(Entries with chart source code)
⟨

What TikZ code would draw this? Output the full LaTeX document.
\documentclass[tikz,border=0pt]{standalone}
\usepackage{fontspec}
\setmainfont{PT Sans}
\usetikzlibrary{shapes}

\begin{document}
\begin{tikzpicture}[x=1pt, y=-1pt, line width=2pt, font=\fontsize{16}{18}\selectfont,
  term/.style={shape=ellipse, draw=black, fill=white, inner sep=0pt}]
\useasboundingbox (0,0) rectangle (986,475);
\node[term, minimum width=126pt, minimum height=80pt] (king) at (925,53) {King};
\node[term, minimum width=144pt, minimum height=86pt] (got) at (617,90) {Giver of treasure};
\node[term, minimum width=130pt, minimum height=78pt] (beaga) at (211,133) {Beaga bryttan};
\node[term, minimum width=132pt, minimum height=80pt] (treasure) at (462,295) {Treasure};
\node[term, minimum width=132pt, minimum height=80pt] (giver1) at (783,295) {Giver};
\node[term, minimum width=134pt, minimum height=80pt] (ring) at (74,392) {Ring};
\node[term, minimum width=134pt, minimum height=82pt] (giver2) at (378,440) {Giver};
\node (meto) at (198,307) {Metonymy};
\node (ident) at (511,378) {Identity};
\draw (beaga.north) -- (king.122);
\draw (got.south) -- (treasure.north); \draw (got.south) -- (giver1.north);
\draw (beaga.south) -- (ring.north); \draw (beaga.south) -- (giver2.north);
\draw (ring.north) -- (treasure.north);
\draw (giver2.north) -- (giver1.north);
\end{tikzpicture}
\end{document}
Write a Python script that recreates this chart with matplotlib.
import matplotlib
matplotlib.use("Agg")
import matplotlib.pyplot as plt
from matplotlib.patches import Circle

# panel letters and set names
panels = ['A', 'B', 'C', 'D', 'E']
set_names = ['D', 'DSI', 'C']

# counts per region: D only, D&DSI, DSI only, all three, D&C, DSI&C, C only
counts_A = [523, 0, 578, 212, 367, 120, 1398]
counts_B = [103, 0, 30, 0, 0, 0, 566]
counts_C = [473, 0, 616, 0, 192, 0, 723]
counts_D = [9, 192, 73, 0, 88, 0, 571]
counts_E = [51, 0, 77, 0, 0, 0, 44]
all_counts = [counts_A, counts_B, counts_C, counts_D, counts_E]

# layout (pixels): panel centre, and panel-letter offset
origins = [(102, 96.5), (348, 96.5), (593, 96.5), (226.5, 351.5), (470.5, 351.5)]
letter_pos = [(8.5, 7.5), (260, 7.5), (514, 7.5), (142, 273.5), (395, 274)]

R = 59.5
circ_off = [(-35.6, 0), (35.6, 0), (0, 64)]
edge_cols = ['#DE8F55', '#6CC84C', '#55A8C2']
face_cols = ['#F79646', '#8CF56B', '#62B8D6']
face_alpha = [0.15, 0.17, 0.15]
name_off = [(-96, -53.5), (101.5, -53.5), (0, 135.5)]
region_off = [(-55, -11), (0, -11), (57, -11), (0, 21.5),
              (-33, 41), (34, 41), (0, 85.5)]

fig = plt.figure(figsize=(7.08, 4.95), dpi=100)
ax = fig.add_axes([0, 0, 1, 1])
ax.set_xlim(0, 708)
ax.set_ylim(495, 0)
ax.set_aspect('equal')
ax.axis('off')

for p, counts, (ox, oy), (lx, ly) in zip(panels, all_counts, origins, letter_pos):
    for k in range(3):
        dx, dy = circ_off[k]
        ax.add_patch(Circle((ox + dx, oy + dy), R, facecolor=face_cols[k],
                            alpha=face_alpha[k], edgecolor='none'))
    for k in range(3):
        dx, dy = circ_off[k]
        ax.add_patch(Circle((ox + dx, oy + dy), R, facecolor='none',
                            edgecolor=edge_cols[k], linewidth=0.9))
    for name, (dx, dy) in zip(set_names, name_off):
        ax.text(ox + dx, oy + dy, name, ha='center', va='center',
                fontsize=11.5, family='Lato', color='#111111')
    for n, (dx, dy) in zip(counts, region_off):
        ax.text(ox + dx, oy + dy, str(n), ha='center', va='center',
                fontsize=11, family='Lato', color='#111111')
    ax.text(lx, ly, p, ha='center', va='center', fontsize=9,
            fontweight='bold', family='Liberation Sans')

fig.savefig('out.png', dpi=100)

⟩
⟨

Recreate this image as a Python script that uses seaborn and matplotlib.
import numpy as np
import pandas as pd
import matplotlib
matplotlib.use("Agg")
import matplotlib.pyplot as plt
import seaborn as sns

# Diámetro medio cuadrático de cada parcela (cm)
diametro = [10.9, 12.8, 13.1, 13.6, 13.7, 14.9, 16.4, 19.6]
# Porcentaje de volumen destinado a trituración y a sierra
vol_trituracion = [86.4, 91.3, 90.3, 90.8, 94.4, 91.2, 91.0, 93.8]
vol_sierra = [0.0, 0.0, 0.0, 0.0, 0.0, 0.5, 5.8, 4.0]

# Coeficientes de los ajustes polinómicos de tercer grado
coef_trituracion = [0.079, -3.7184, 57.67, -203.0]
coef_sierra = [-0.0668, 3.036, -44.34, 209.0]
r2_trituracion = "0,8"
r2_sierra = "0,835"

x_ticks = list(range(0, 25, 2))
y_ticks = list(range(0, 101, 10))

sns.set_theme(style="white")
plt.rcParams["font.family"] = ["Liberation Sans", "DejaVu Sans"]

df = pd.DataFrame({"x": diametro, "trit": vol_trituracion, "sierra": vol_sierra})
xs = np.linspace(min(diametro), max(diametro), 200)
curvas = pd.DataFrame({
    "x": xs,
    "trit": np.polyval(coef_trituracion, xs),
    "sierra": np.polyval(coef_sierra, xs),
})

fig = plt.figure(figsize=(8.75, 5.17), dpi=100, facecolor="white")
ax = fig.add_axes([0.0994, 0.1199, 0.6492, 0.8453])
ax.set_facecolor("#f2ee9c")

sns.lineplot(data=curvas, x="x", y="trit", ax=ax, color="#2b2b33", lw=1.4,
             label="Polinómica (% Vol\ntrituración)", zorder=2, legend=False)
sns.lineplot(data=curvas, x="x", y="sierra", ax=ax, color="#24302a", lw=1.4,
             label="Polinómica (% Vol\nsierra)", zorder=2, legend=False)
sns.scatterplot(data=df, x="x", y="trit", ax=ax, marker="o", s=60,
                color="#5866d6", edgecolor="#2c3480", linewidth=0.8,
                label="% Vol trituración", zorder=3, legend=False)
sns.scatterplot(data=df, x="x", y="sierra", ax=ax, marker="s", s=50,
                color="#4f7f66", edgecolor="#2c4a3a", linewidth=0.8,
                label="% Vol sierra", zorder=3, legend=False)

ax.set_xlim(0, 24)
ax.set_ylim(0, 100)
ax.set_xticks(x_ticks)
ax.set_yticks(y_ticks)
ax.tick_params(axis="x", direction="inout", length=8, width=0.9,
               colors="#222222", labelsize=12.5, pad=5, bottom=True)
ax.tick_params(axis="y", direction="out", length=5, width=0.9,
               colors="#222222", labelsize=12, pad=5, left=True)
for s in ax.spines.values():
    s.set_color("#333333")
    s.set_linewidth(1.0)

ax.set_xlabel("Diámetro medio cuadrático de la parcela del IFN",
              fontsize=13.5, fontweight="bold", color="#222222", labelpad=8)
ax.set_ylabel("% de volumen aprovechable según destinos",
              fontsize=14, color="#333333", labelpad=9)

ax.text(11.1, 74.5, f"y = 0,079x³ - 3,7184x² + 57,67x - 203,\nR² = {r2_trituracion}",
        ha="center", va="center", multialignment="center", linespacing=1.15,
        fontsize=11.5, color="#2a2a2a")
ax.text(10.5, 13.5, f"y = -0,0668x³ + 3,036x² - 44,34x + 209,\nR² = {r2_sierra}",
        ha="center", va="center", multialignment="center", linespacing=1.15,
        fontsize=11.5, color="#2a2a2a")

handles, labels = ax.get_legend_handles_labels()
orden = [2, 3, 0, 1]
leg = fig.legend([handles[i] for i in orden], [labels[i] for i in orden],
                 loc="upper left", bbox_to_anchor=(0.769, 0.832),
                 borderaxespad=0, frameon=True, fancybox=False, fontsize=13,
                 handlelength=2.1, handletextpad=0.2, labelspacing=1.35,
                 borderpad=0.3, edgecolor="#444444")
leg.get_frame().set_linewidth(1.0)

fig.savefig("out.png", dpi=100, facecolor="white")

⟩
⟨

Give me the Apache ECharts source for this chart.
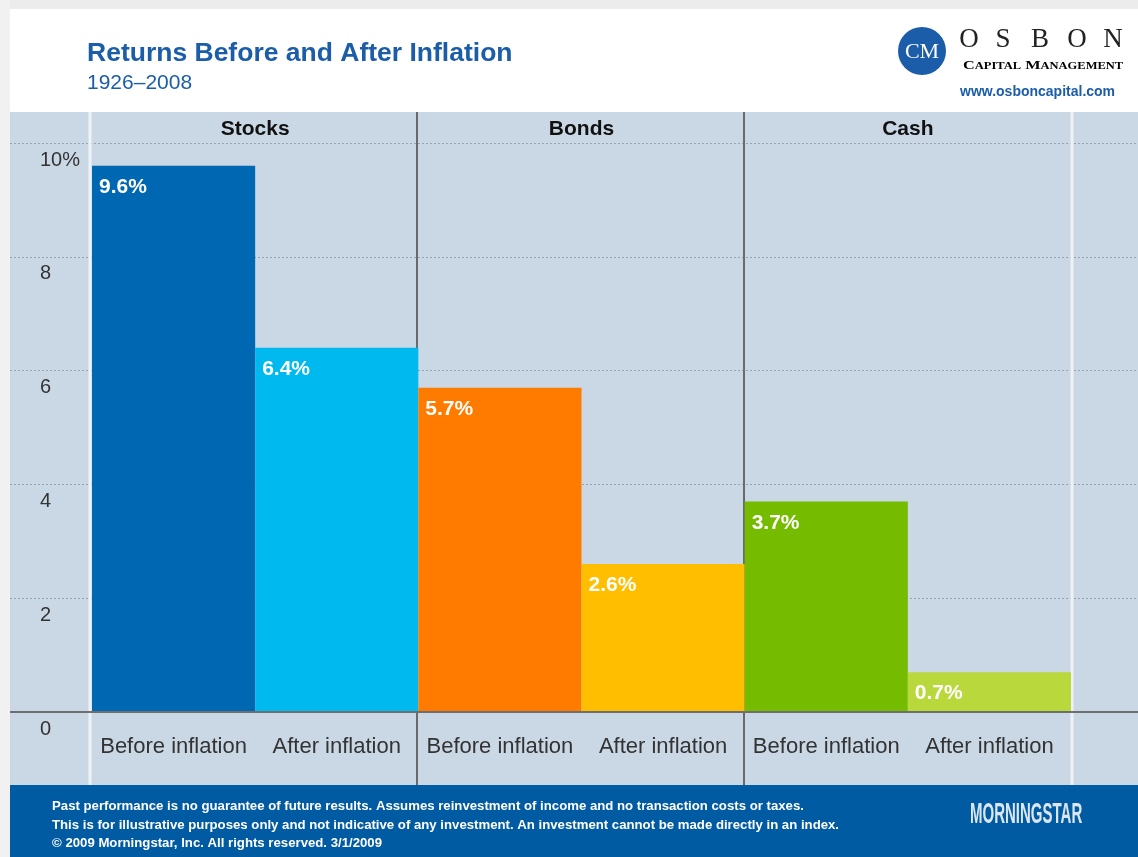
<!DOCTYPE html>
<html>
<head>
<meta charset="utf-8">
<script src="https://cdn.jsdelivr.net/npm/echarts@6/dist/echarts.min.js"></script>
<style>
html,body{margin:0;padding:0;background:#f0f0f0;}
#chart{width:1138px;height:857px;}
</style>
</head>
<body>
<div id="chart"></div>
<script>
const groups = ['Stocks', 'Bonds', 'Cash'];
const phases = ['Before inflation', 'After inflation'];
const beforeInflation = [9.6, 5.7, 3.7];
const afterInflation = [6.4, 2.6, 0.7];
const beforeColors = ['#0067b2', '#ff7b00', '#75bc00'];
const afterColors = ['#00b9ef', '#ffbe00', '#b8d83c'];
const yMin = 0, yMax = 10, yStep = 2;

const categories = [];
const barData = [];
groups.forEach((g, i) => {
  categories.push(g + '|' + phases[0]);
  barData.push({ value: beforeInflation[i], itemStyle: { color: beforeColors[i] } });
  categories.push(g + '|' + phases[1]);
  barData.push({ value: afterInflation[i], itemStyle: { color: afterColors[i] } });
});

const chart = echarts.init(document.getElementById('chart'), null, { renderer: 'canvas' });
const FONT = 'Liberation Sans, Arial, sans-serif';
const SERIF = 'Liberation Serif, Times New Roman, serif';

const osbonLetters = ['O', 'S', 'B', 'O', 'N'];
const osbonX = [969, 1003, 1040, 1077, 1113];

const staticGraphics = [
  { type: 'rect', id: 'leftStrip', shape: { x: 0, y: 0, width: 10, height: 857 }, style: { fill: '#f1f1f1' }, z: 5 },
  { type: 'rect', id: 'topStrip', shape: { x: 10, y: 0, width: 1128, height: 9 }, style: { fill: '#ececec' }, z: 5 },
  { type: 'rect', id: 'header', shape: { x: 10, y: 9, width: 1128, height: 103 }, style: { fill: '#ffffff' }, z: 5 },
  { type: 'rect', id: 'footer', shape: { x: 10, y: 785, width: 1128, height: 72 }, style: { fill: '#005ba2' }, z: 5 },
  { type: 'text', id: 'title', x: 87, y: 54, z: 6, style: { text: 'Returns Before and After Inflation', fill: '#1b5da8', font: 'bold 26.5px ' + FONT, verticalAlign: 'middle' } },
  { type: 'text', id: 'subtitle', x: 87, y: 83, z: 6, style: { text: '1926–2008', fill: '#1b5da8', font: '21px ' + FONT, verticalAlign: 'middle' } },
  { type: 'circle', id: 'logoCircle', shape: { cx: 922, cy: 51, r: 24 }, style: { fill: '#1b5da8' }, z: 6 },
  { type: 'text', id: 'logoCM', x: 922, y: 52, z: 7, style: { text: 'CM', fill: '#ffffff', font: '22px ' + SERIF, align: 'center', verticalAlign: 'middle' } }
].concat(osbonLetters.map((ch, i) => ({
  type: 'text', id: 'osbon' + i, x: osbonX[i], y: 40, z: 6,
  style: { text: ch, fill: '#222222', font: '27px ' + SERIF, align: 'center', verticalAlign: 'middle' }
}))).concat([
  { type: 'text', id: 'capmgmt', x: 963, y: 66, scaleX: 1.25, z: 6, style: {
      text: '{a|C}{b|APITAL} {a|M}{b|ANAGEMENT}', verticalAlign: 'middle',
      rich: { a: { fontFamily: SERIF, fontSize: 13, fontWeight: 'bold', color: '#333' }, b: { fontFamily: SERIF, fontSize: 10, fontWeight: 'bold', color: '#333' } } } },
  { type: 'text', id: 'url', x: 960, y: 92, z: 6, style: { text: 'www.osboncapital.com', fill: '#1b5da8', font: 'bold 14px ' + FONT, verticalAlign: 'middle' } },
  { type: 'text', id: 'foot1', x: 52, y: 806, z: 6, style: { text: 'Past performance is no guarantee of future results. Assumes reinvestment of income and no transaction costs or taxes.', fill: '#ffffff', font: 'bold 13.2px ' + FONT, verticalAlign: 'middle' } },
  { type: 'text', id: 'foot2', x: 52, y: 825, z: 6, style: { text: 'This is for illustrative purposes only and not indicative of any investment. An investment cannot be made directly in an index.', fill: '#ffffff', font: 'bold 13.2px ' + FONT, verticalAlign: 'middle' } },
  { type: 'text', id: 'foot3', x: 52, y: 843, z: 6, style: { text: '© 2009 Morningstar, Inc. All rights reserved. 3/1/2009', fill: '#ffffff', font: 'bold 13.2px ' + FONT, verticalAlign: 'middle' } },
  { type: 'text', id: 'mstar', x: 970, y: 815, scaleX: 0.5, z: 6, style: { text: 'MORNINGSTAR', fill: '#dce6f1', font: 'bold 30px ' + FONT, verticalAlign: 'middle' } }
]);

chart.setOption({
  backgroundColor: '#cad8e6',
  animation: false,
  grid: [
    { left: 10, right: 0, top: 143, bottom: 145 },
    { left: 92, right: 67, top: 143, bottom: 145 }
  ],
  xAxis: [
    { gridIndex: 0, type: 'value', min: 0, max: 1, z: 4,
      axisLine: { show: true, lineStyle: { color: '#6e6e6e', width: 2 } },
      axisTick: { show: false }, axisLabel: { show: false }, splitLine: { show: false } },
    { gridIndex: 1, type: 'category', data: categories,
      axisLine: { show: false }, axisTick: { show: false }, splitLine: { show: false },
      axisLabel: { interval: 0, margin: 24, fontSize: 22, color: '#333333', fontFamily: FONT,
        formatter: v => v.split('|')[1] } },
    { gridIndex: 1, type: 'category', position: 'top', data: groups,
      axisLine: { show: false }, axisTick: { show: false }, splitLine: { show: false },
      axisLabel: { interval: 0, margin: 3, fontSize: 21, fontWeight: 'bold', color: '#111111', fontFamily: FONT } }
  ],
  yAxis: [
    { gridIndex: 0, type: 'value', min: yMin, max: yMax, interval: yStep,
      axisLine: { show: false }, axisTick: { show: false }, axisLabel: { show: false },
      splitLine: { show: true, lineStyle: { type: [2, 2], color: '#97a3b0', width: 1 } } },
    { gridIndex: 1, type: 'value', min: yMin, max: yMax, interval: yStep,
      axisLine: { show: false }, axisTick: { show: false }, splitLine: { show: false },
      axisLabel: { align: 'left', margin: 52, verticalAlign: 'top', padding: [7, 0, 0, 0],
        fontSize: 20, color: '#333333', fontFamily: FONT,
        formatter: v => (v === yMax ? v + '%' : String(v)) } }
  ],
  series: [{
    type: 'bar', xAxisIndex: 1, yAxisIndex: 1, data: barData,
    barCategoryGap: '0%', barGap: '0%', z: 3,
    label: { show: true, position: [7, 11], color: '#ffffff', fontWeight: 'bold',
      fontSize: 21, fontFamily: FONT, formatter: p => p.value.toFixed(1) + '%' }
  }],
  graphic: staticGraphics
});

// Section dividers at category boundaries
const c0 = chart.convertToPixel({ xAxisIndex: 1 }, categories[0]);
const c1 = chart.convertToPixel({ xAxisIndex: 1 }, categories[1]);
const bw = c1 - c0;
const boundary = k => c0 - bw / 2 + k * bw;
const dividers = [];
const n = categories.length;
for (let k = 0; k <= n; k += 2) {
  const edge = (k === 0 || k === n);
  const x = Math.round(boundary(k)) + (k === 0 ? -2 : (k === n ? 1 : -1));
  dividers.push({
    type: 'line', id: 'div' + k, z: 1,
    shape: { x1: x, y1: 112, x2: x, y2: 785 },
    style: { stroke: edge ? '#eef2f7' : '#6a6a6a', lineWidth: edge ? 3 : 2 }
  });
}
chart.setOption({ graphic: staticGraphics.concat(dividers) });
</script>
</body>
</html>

⟩

● **WHAT TO DO**:
Everything from the line with "Give me the" down to the line with "const osbonX = [969, 1003, 1040, 1077, 1113];" in the data above should be copied exactly, with both end lines kept and the pictures left out.

● **RESULT**:
Give me the Apache ECharts source for this chart.
<!DOCTYPE html>
<html>
<head>
<meta charset="utf-8">
<script src="https://cdn.jsdelivr.net/npm/echarts@6/dist/echarts.min.js"></script>
<style>
html,body{margin:0;padding:0;background:#f0f0f0;}
#chart{width:1138px;height:857px;}
</style>
</head>
<body>
<div id="chart"></div>
<script>
const groups = ['Stocks', 'Bonds', 'Cash'];
const phases = ['Before inflation', 'After inflation'];
const beforeInflation = [9.6, 5.7, 3.7];
const afterInflation = [6.4, 2.6, 0.7];
const beforeColors = ['#0067b2', '#ff7b00', '#75bc00'];
const afterColors = ['#00b9ef', '#ffbe00', '#b8d83c'];
const yMin = 0, yMax = 10, yStep = 2;

const categories = [];
const barData = [];
groups.forEach((g, i) => {
  categories.push(g + '|' + phases[0]);
  barData.push({ value: beforeInflation[i], itemStyle: { color: beforeColors[i] } });
  categories.push(g + '|' + phases[1]);
  barData.push({ value: afterInflation[i], itemStyle: { color: afterColors[i] } });
});

const chart = echarts.init(document.getElementById('chart'), null, { renderer: 'canvas' });
const FONT = 'Liberation Sans, Arial, sans-serif';
const SERIF = 'Liberation Serif, Times New Roman, serif';

const osbonLetters = ['O', 'S', 'B', 'O', 'N'];
const osbonX = [969, 1003, 1040, 1077, 1113];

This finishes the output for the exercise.